Data in this exercise:
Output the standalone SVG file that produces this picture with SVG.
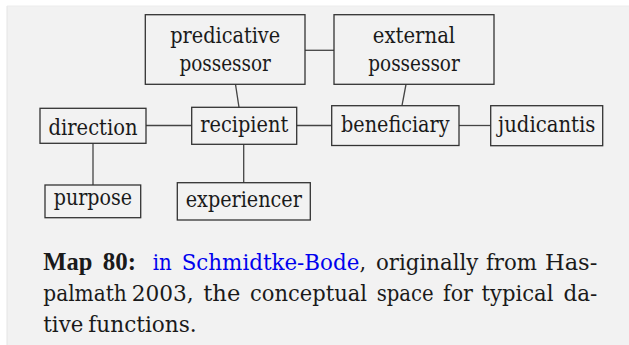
<svg xmlns="http://www.w3.org/2000/svg" width="629" height="345" viewBox="0 0 629 345">
<style>
.box{fill:none;stroke:#333;stroke-width:1.3}
.edge{stroke:#444;stroke-width:1.3;fill:none}
.lbl{font-family:"DejaVu Serif Condensed","DejaVu Serif",serif;font-stretch:condensed;font-size:22px;fill:#1a1a1a;text-anchor:middle}
.cap{font-family:"DejaVu Serif Condensed","DejaVu Serif",serif;font-stretch:condensed;font-size:23px;fill:#1a1a1a}
.b{font-family:"Liberation Serif","DejaVu Serif",serif;font-stretch:normal;font-size:26px;font-weight:bold}
.link{fill:#0000ee}
</style>
<rect x="0" y="0" width="629" height="345" fill="#ffffff"/>
<rect x="7" y="6" width="622" height="339" fill="#f2f2f2"/>
<line x1="7" y1="6" x2="7" y2="345" stroke="#e4e4e4" stroke-width="1"/>
<line x1="7" y1="6" x2="629" y2="6" stroke="#ececec" stroke-width="1"/>

<g id="connectors">
<line class="edge" x1="305" y1="50.3" x2="334" y2="50.3"/>
<line class="edge" x1="235.5" y1="84.3" x2="239" y2="107.3"/>
<line class="edge" x1="406" y1="84.3" x2="402" y2="105.7"/>
<line class="edge" x1="146" y1="125.5" x2="191.7" y2="125.5"/>
<line class="edge" x1="296.7" y1="125.5" x2="331.7" y2="125.5"/>
<line class="edge" x1="459" y1="125.5" x2="490.7" y2="125.5"/>
<line class="edge" x1="93" y1="143.3" x2="93" y2="185"/>
<line class="edge" x1="243.7" y1="144.3" x2="243.7" y2="182.7"/>
</g>

<g id="predicative-possessor">
<rect class="box" x="145.3" y="14.7" width="159.7" height="69.6"/>
<text class="lbl" x="225.2" y="42.7" textLength="110" lengthAdjust="spacingAndGlyphs">predicative</text>
<text class="lbl" x="225.2" y="70.7" textLength="91.5" lengthAdjust="spacingAndGlyphs">possessor</text>
</g>
<g id="external-possessor">
<rect class="box" x="334" y="14.7" width="160" height="69.6"/>
<text class="lbl" x="414" y="42.7" textLength="82.3" lengthAdjust="spacingAndGlyphs">external</text>
<text class="lbl" x="414" y="70.7" textLength="91.5" lengthAdjust="spacingAndGlyphs">possessor</text>
</g>
<g id="direction">
<rect class="box" x="40" y="108.3" width="106" height="35"/>
<text class="lbl" x="93" y="134.7" textLength="89" lengthAdjust="spacingAndGlyphs">direction</text>
</g>
<g id="recipient">
<rect class="box" x="191.7" y="107.3" width="105" height="37"/>
<text class="lbl" x="244.2" y="131.8" textLength="88" lengthAdjust="spacingAndGlyphs">recipient</text>
</g>
<g id="beneficiary">
<rect class="box" x="331.7" y="105.7" width="127.3" height="39.8"/>
<text class="lbl" x="395.3" y="131.8" textLength="108.5" lengthAdjust="spacingAndGlyphs">beneficiary</text>
</g>
<g id="judicantis">
<rect class="box" x="490.7" y="105.7" width="112" height="40"/>
<text class="lbl" x="546.7" y="131.6" textLength="97.3" lengthAdjust="spacingAndGlyphs">judicantis</text>
</g>
<g id="purpose">
<rect class="box" x="45" y="185" width="95.7" height="32.7"/>
<text class="lbl" x="92.9" y="204.6" textLength="78.3" lengthAdjust="spacingAndGlyphs">purpose</text>
</g>
<g id="experiencer">
<rect class="box" x="177.3" y="182.7" width="133" height="37.3"/>
<text class="lbl" x="243.8" y="207" textLength="116.2" lengthAdjust="spacingAndGlyphs">experiencer</text>
</g>

<g id="caption">
<text class="cap b" x="43.3" y="270.3" textLength="49" lengthAdjust="spacingAndGlyphs">Map</text>
<text class="cap b" x="102.7" y="270.3" textLength="33.3" lengthAdjust="spacingAndGlyphs">80:</text>
<text class="cap link" x="152.7" y="270.3" textLength="19" lengthAdjust="spacingAndGlyphs">in</text>
<text class="cap link" x="181.7" y="270.3" textLength="177.6" lengthAdjust="spacingAndGlyphs">Schmidtke-Bode</text>
<text class="cap" x="359.5" y="270.3">,</text>
<text class="cap" x="376" y="270.3" textLength="102.3" lengthAdjust="spacingAndGlyphs">originally</text>
<text class="cap" x="486" y="270.3" textLength="51" lengthAdjust="spacingAndGlyphs">from</text>
<text class="cap" x="545" y="270.3" textLength="52.3" lengthAdjust="spacingAndGlyphs">Has-</text>

<text class="cap" x="43.3" y="300.7" textLength="83.4" lengthAdjust="spacingAndGlyphs">palmath</text>
<text class="cap" x="131.7" y="300.7" textLength="62" lengthAdjust="spacingAndGlyphs">2003,</text>
<text class="cap" x="203.3" y="300.7" textLength="37" lengthAdjust="spacingAndGlyphs">the</text>
<text class="cap" x="250" y="300.7" textLength="117" lengthAdjust="spacingAndGlyphs">conceptual</text>
<text class="cap" x="376.7" y="300.7" textLength="57" lengthAdjust="spacingAndGlyphs">space</text>
<text class="cap" x="443" y="300.7" textLength="30" lengthAdjust="spacingAndGlyphs">for</text>
<text class="cap" x="481.5" y="300.7" textLength="72" lengthAdjust="spacingAndGlyphs">typical</text>
<text class="cap" x="563.5" y="300.7" textLength="33.8" lengthAdjust="spacingAndGlyphs">da-</text>

<text class="cap" x="43.3" y="331.5" textLength="40" lengthAdjust="spacingAndGlyphs">tive</text>
<text class="cap" x="88.3" y="331.5" textLength="108.4" lengthAdjust="spacingAndGlyphs">functions.</text>
</g>
</svg>
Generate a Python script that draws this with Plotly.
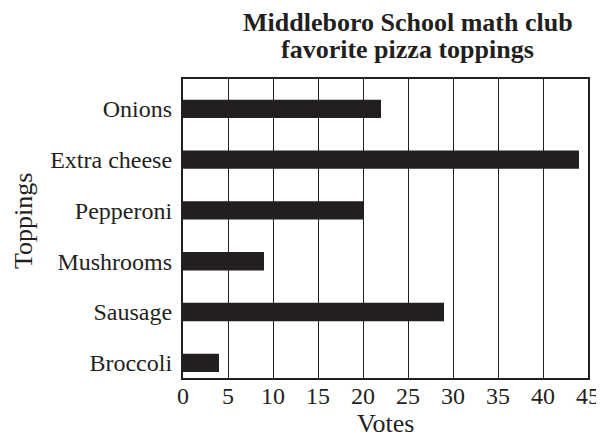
import plotly.graph_objects as go

toppings = ["Broccoli", "Sausage", "Mushrooms", "Pepperoni", "Extra cheese", "Onions"]
votes = [4, 29, 9, 20, 44, 22]
x_ticks = [0, 5, 10, 15, 20, 25, 30, 35, 40, 45]
title_lines = ["Middleboro School math club", "favorite pizza toppings"]

FONT = "Liberation Serif"
INK = "#231f20"

fig = go.Figure(
    go.Bar(
        y=toppings,
        x=votes,
        orientation="h",
        marker=dict(color=INK, line=dict(width=0)),
        width=0.36,
    )
)

# The page body adds an 8px margin, so the figure is sized/offset to compensate.
fig.update_layout(
    width=596,
    height=434,
    margin=dict(l=175, r=16, t=71, b=64),
    paper_bgcolor="white",
    plot_bgcolor="white",
    showlegend=False,
    font=dict(family=FONT, size=24, color=INK),
)

# Title lines
fig.add_annotation(text="<b>%s</b>" % title_lines[0], xref="paper", yref="paper",
                   x=0.555, y=1.19, xanchor="center", yanchor="middle", showarrow=False,
                   font=dict(family=FONT, size=26, color=INK))
fig.add_annotation(text="<b>%s</b>" % title_lines[1], xref="paper", yref="paper",
                   x=0.555, y=1.1, xanchor="center", yanchor="middle", showarrow=False,
                   font=dict(family=FONT, size=26, color=INK))
# Axis titles
fig.add_annotation(text="Votes", xref="paper", yref="paper",
                   x=0.5, y=-0.152, xanchor="center", yanchor="middle", showarrow=False,
                   font=dict(family=FONT, size=26, color=INK))
fig.add_annotation(text="Toppings", xref="paper", yref="paper", textangle=-90,
                   x=-0.395, y=0.525, xanchor="center", yanchor="middle", showarrow=False,
                   font=dict(family=FONT, size=26, color=INK))

fig.update_xaxes(
    range=[0, 45],
    tickvals=x_ticks,
    ticktext=[str(v) for v in x_ticks],
    showgrid=True,
    gridcolor=INK,
    gridwidth=1.2,
    showline=True,
    linecolor=INK,
    linewidth=2.2,
    mirror=True,
    ticks="",
    ticklen=0,
    zeroline=False,
    ticklabelstandoff=-5,
    automargin=False,
    tickfont=dict(family=FONT, size=24, color=INK),
)

fig.update_yaxes(
    categoryorder="array",
    categoryarray=toppings,
    range=[-0.3, 5.59],
    showgrid=False,
    showline=True,
    linecolor=INK,
    linewidth=2.2,
    mirror=True,
    ticks="",
    ticklen=0,
    zeroline=False,
    ticklabelstandoff=4,
    automargin=False,
    tickfont=dict(family=FONT, size=24, color=INK),
)

fig.write_html("out.html")
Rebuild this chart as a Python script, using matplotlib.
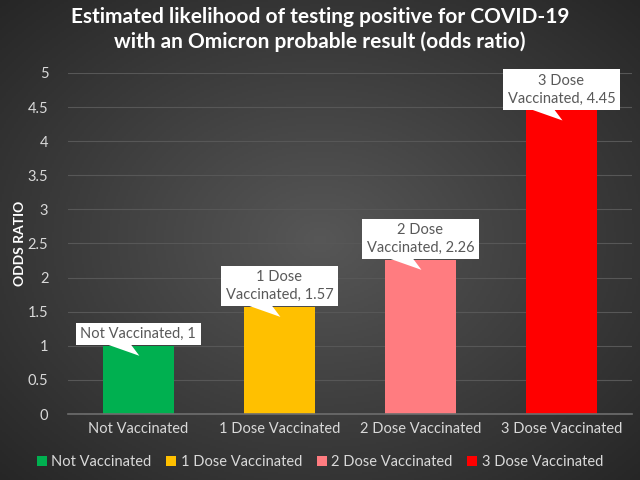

What to do:
From the entries above, list each line with "that" in it.

Response to this task:
Output the standalone SVG file that produces this picture with SVG.
Generate a Python script that draws this with Plotly.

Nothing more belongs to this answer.